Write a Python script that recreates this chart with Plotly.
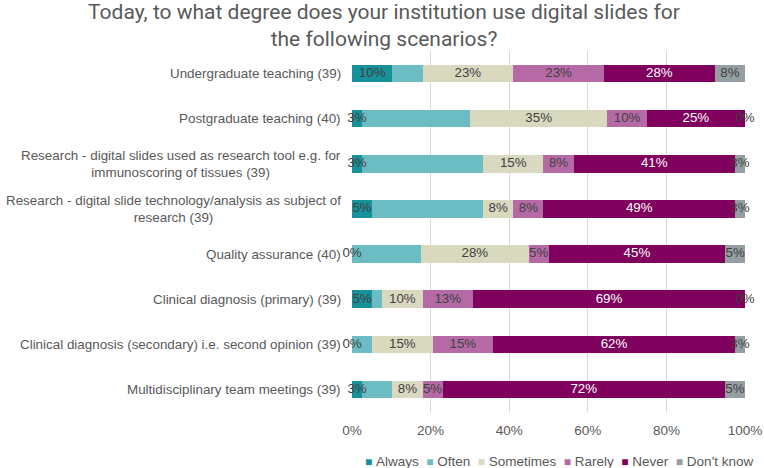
import plotly.graph_objects as go

categories = [
    "Undergraduate teaching (39)",
    "Postgraduate teaching (40)",
    "Research - digital slides used as research tool e.g. for<br>immunoscoring of tissues (39)",
    "Research - digital slide technology/analysis as subject of<br>research (39)",
    "Quality assurance (40)",
    "Clinical diagnosis (primary) (39)",
    "Clinical diagnosis (secondary) i.e. second opinion (39)",
    "Multidisciplinary team meetings (39)",
]

always    = [10.26, 2.5, 2.56, 5.13, 0.0, 5.13, 0.0, 2.56]
often     = [7.69, 27.5, 30.77, 28.21, 17.5, 2.56, 5.13, 7.69]
sometimes = [23.08, 35.0, 15.38, 7.69, 27.5, 10.26, 15.38, 7.69]
rarely    = [23.08, 10.0, 7.69, 7.69, 5.0, 12.82, 15.38, 5.13]
never     = [28.21, 25.0, 41.03, 48.72, 45.0, 69.23, 61.54, 71.79]
dont_know = [7.69, 0.0, 2.56, 2.56, 5.0, 0.0, 2.56, 5.13]

series_names = ["Always", "Often", "Sometimes", "Rarely", "Never", "Don't know"]
series_values = [always, often, sometimes, rarely, never, dont_know]
colors = ["#17919a", "#6cbcc4", "#d9d9c0", "#b56aa6", "#80005e", "#959fa3"]
label_colors = ["#404040", None, "#404040", "#404040", "#ffffff", "#404040"]

x_ticks = [0, 20, 40, 60, 80, 100]
x_tick_labels = ["0%", "20%", "40%", "60%", "80%", "100%"]

FONT = "Liberation Sans"
GREY = "#595959"

fig = go.Figure()
for name, vals, col in zip(series_names, series_values, colors):
    fig.add_trace(go.Bar(
        y=categories, x=vals, name=name, orientation="h",
        marker=dict(color=col, line=dict(width=0)),
        hoverinfo="x+name", showlegend=False,
    ))

# data labels at segment centers (computed from the data)
cum = [0.0] * len(categories)
for name, vals, lc in zip(series_names, series_values, label_colors):
    mids = [c + v / 2 for c, v in zip(cum, vals)]
    cum = [c + v for c, v in zip(cum, vals)]
    if lc is None:
        continue
    fig.add_trace(go.Scatter(
        y=categories, x=mids, mode="text",
        text=[f"{round(v + 1e-9):.0f}%" for v in vals],
        textfont=dict(family=FONT, size=13.3, color=lc),
        showlegend=False, hoverinfo="skip", cliponaxis=False,
    ))

# category labels (centred multi-line, right-aligned block)
for cat in categories:
    fig.add_annotation(
        x=0, xref="paper", y=cat, yref="y",
        text=cat, showarrow=False, align="center",
        xanchor="right", yanchor="middle", xshift=-9,
        font=dict(family=FONT, size=13.4, color=GREY),
    )

# legend row (squares + names from the series)
sq = "\u25A0"
nb = "\u00a0"
legend_text = (nb * 2).join(
    f'<span style="color:{c};font-size:12px">{sq}</span>{nb}{n}'
    for n, c in zip(series_names, colors)
)
fig.add_annotation(
    x=0.5255, xref="paper", y=-0.1385, yref="paper",
    text=legend_text, showarrow=False,
    xanchor="center", yanchor="middle",
    font=dict(family=FONT, size=13.5, color=GREY),
)

fig.update_layout(
    barmode="stack",
    bargap=0.61,
    width=764, height=468,
    margin=dict(l=352, r=19, t=51, b=56, autoexpand=False),
    paper_bgcolor="white", plot_bgcolor="white",
    font=dict(family=FONT, size=13.5, color=GREY),
    showlegend=False,
    title=dict(
        text="Today, to what degree does your institution use digital slides for<br>the following scenarios?",
        font=dict(family="Roboto", size=21, color=GREY),
        x=0.5026, xanchor="center", xref="container",
        y=0.96, yanchor="middle", yref="container",
    ),
    xaxis=dict(
        range=[0, 100], tickvals=x_ticks, ticktext=x_tick_labels,
        showgrid=True, gridcolor="#d9d9d9", gridwidth=1,
        zeroline=False, showline=False, ticks="",
        ticklabelstandoff=8,
        tickfont=dict(family=FONT, size=13.5, color=GREY),
    ),
    yaxis=dict(
        categoryorder="array", categoryarray=categories, autorange="reversed",
        showgrid=False, zeroline=False, showline=False, ticks="",
        showticklabels=False,
    ),
)

fig.write_html(
    "out.html",
    config={"displayModeBar": False},
    post_script="document.body.style.margin='0';document.body.style.overflow='hidden';",
)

+ + + + + + +

◆ Written problem
From the data above, write out everything exactly except the pictures.

◆ Complete output
Write a Python script that recreates this chart with Plotly.
import plotly.graph_objects as go

categories = [
    "Undergraduate teaching (39)",
    "Postgraduate teaching (40)",
    "Research - digital slides used as research tool e.g. for<br>immunoscoring of tissues (39)",
    "Research - digital slide technology/analysis as subject of<br>research (39)",
    "Quality assurance (40)",
    "Clinical diagnosis (primary) (39)",
    "Clinical diagnosis (secondary) i.e. second opinion (39)",
    "Multidisciplinary team meetings (39)",
]

always    = [10.26, 2.5, 2.56, 5.13, 0.0, 5.13, 0.0, 2.56]
often     = [7.69, 27.5, 30.77, 28.21, 17.5, 2.56, 5.13, 7.69]
sometimes = [23.08, 35.0, 15.38, 7.69, 27.5, 10.26, 15.38, 7.69]
rarely    = [23.08, 10.0, 7.69, 7.69, 5.0, 12.82, 15.38, 5.13]
never     = [28.21, 25.0, 41.03, 48.72, 45.0, 69.23, 61.54, 71.79]
dont_know = [7.69, 0.0, 2.56, 2.56, 5.0, 0.0, 2.56, 5.13]

series_names = ["Always", "Often", "Sometimes", "Rarely", "Never", "Don't know"]
series_values = [always, often, sometimes, rarely, never, dont_know]
colors = ["#17919a", "#6cbcc4", "#d9d9c0", "#b56aa6", "#80005e", "#959fa3"]
label_colors = ["#404040", None, "#404040", "#404040", "#ffffff", "#404040"]

x_ticks = [0, 20, 40, 60, 80, 100]
x_tick_labels = ["0%", "20%", "40%", "60%", "80%", "100%"]

FONT = "Liberation Sans"
GREY = "#595959"

fig = go.Figure()
for name, vals, col in zip(series_names, series_values, colors):
    fig.add_trace(go.Bar(
        y=categories, x=vals, name=name, orientation="h",
        marker=dict(color=col, line=dict(width=0)),
        hoverinfo="x+name", showlegend=False,
    ))

# data labels at segment centers (computed from the data)
cum = [0.0] * len(categories)
for name, vals, lc in zip(series_names, series_values, label_colors):
    mids = [c + v / 2 for c, v in zip(cum, vals)]
    cum = [c + v for c, v in zip(cum, vals)]
    if lc is None:
        continue
    fig.add_trace(go.Scatter(
        y=categories, x=mids, mode="text",
        text=[f"{round(v + 1e-9):.0f}%" for v in vals],
        textfont=dict(family=FONT, size=13.3, color=lc),
        showlegend=False, hoverinfo="skip", cliponaxis=False,
    ))

# category labels (centred multi-line, right-aligned block)
for cat in categories:
    fig.add_annotation(
        x=0, xref="paper", y=cat, yref="y",
        text=cat, showarrow=False, align="center",
        xanchor="right", yanchor="middle", xshift=-9,
        font=dict(family=FONT, size=13.4, color=GREY),
    )

# legend row (squares + names from the series)
sq = "\u25A0"
nb = "\u00a0"
legend_text = (nb * 2).join(
    f'<span style="color:{c};font-size:12px">{sq}</span>{nb}{n}'
    for n, c in zip(series_names, colors)
)
fig.add_annotation(
    x=0.5255, xref="paper", y=-0.1385, yref="paper",
    text=legend_text, showarrow=False,
    xanchor="center", yanchor="middle",
    font=dict(family=FONT, size=13.5, color=GREY),
)

fig.update_layout(
    barmode="stack",
    bargap=0.61,
    width=764, height=468,
    margin=dict(l=352, r=19, t=51, b=56, autoexpand=False),
    paper_bgcolor="white", plot_bgcolor="white",
    font=dict(family=FONT, size=13.5, color=GREY),
    showlegend=False,
    title=dict(
        text="Today, to what degree does your institution use digital slides for<br>the following scenarios?",
        font=dict(family="Roboto", size=21, color=GREY),
        x=0.5026, xanchor="center", xref="container",
        y=0.96, yanchor="middle", yref="container",
    ),
    xaxis=dict(
        range=[0, 100], tickvals=x_ticks, ticktext=x_tick_labels,
        showgrid=True, gridcolor="#d9d9d9", gridwidth=1,
        zeroline=False, showline=False, ticks="",
        ticklabelstandoff=8,
        tickfont=dict(family=FONT, size=13.5, color=GREY),
    ),
    yaxis=dict(
        categoryorder="array", categoryarray=categories, autorange="reversed",
        showgrid=False, zeroline=False, showline=False, ticks="",
        showticklabels=False,
    ),
)

fig.write_html(
    "out.html",
    config={"displayModeBar": False},
    post_script="document.body.style.margin='0';document.body.style.overflow='hidden';",
)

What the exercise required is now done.